Peter Weiss naît dans un environnement aisé près de Berlin, en 1916, d’un père tchèque et d’une mère suisse. Dans les années trente, sa famille émigre en Suède [1] où Peter se fixe après avoir suivi des cours d’art à Prague. Ses premières œuvres sont picturales, la littérature l’attire également. Il écrit, sans trop de succès à cette époque-là, des textes en suédois et en allemand. Mais sa pièce Marat – Sade lui vaut en 1964 un premier grand succès en Allemagne et dans beaucoup d’autres pays. Ce texte met en scène le conflit entre un individualisme extrême (Sade) et l’esprit révolutionnaire, un conflit que l’auteur ressent en lui-même.
Magistrat : Témoin, connaissez-vous le nom de Lili Tofler ?
Témoin : Oui. Lili Tofler était une jeune fille extrêmement jolie.
Elle fut arrêtée parce qu’elle avait écrit une lettre à un détenu.
Lors de la tentative de passer la lettre à ce détenu celle-ci a été trouvée.
Lili Tofler fut interrogée, elle devait dire le nom de ce détenu.
Boger dirigeait les interrogatoires.
Il avait donné l’ordre de la transférer dans le bloc du Bunker.
Là elle devait un grand nombre de fois se tenir nue contre le mur -
Et on faisait semblant de la fusiller.
On donnait les ordres pour de faux.
À la fin elle implorait sur ses genoux qu’on la fusille.
Magistrat : A-t-elle été fusillée ?
Témoin : Oui.
(Extrait du Chant de la mort de Lili Tofler)
Cette citation (traduction par l’auteur de cet article) est tirée de la pièce que Peter Weiss intitule Die Ermittlung (L’Instruction, oratorio en onze chants). Cette œuvre, une pièce documentaire, est créée en 1965 par 15 théâtres allemands et anglais le même jour. L’auteur s’inspire des dépositions du procès contre des criminels nazis à Auschwitz qui a eu lieu à Francfort-sur-le Main de 1963 à 1965 [2]. Les témoins restent anonymes, mais les accusés sont nommés de leurs vrais noms. Le montage des textes souligne les contradictions dans les dépositions des accusés. Les témoignages informent le public allemand des crimes nazis à Auschwitz.
D’autres pièces de Weiss, qui se situe de plus en plus politiquement à gauche, ont pour sujet le colonialisme portugais, la guerre du Vietnam, le poète Hölderlin ou le révolutionnaire Trotsky. Toutes ces pièces ont du succès, mais suscitent souvent des protestations et scandales.

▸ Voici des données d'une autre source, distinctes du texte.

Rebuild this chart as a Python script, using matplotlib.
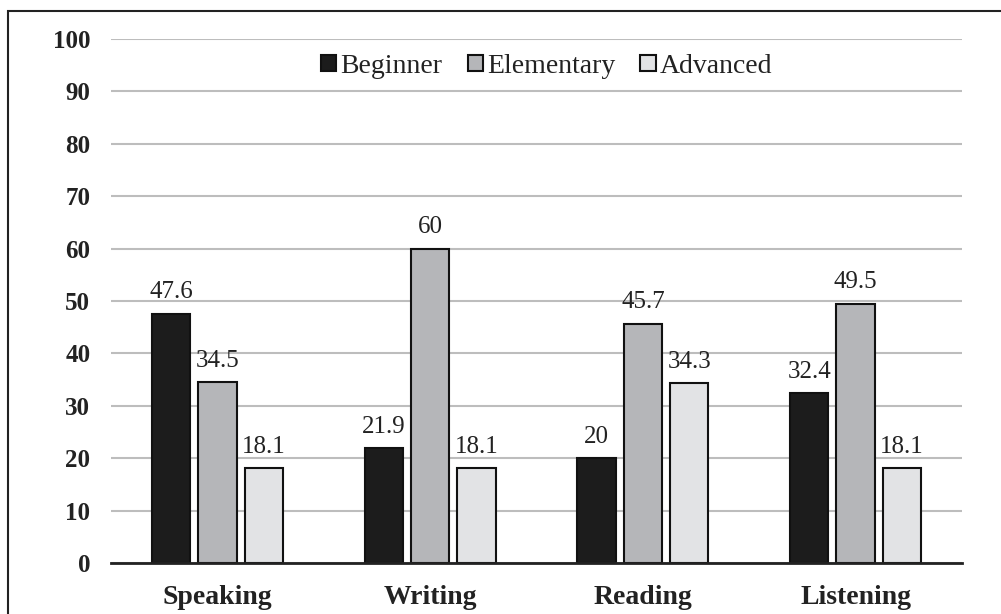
import numpy as np
import matplotlib.pyplot as plt
from matplotlib.patches import Rectangle

categories = ['Speaking', 'Writing', 'Reading', 'Listening']
beginner = [47.6, 21.9, 20, 32.4]
elementary = [34.5, 60, 45.7, 49.5]
advanced = [18.1, 18.1, 34.3, 18.1]
series_names = ['Beginner', 'Elementary', 'Advanced']
colors = ['#1c1c1c', '#b5b6b9', '#e2e3e5']

plt.rcParams['font.family'] = ['Liberation Serif', 'DejaVu Serif']

fig = plt.figure(figsize=(10.01, 6.14), dpi=100)
ax = fig.add_axes([0.111, 0.083, 0.850, 0.8535])

# border round the whole chart
fig.patches.append(Rectangle((0.008, -0.05), 1.05, 1.032, transform=fig.transFigure,
                             fill=False, edgecolor='#222222', linewidth=1.5))

x = np.arange(len(categories))
w = 0.18
step = 0.218
for i, (vals, name, c) in enumerate(zip([beginner, elementary, advanced], series_names, colors)):
    bars = ax.bar(x + (i - 1) * step, vals, w, color=c, edgecolor='#111111',
                  linewidth=1.5, label=name, zorder=3)
    for b, v in zip(bars, vals):
        ax.text(b.get_x() + b.get_width() / 2, v + 2.0, f'{v:g}', ha='center',
                va='bottom', fontsize=18, color='#222222')

ax.set_xlim(-0.5, len(categories) - 0.5)
ax.set_ylim(0, 100)
ax.set_yticks(range(0, 101, 10))
ax.yaxis.grid(True, color='#bdbdbd', linewidth=1.5, zorder=0)
ax.set_xticks(x)
ax.set_xticklabels(categories, fontsize=20, fontweight='bold', color='#222222')
for lbl in ax.get_yticklabels():
    lbl.set_fontsize(18)
    lbl.set_fontweight('bold')
    lbl.set_color('#222222')
ax.tick_params(axis='both', length=0)
ax.tick_params(axis='y', pad=15)
ax.tick_params(axis='x', pad=16)
for s in ['top', 'right', 'left']:
    ax.spines[s].set_visible(False)
ax.spines['bottom'].set_color('#222222')
ax.spines['bottom'].set_linewidth(2)
ax.spines['bottom'].set_zorder(4)

leg = ax.legend(loc='center', bbox_to_anchor=(0.512, 0.948), ncol=3, frameon=True,
                facecolor='white', edgecolor='none', framealpha=1, fontsize=20,
                handlelength=0.55, handleheight=0.55, handletextpad=0.15, columnspacing=0.9,
                borderpad=0.2)
for t in leg.get_texts():
    t.set_color('#222222')

fig.savefig('out.png', dpi=100)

La pièce sur Trotsky lui ferme la porte de la RDA. Weiss développe une vision du socialisme non dogmatique et qui laisse une grande place à l’art.
Son grand roman Esthétique de la Résistance (Die Ästhetik des Widerstands) en trois tomes développe cette vision politique. Sa rédaction occupe l’auteur pendant les dix dernières années de sa vie. Les grands thèmes du roman sont l’art et la société nouvelle, l’émigration, la lutte antifasciste en Espagne, en Allemagne (« orchestre rouge ») et la répression féroce des autorités nazies.
Quelques oeuvres de Peter Weiss
Marat-Sade (traduit de l’allemand par Jean Baudrillard), théâtre, Le Seuil, 1965
L’Instruction (traduit de l’allemand par Jean Baudrillard), théâtre (oratorio en onze chants), Le Seuil, 1966.
Discours sur la genèse et le déroulement de la très longue guerre de libération du Vietnam illustrant la nécessité de la lutte armée des opprimés contre leurs oppresseurs ainsi que la volonté des États-Unis d’Amérique d’anéantir les fondements de la Révolution (traduit de l’allemand par Jean Baudrillard), théâtre, Seuil, 1968.
Trotsky en exil (traduit de l’allemand par Philippe Ivernel), théâtre, Le Seuil, 1970.
Hölderlin (traduit de l’allemand par Philippe Ivernel), théâtre, Le Seuil, 1971.
L’Esthétique de la résistance (traduit de l’allemand par Éliane Kaufholz-Messmer), roman (3 tomes), Klincksieck, 1989-1993.
Ulrich Hermann
[1] La famille maintient une fiction : ils ont quitté l’Allemagne pour des raisons économiques et non politiques.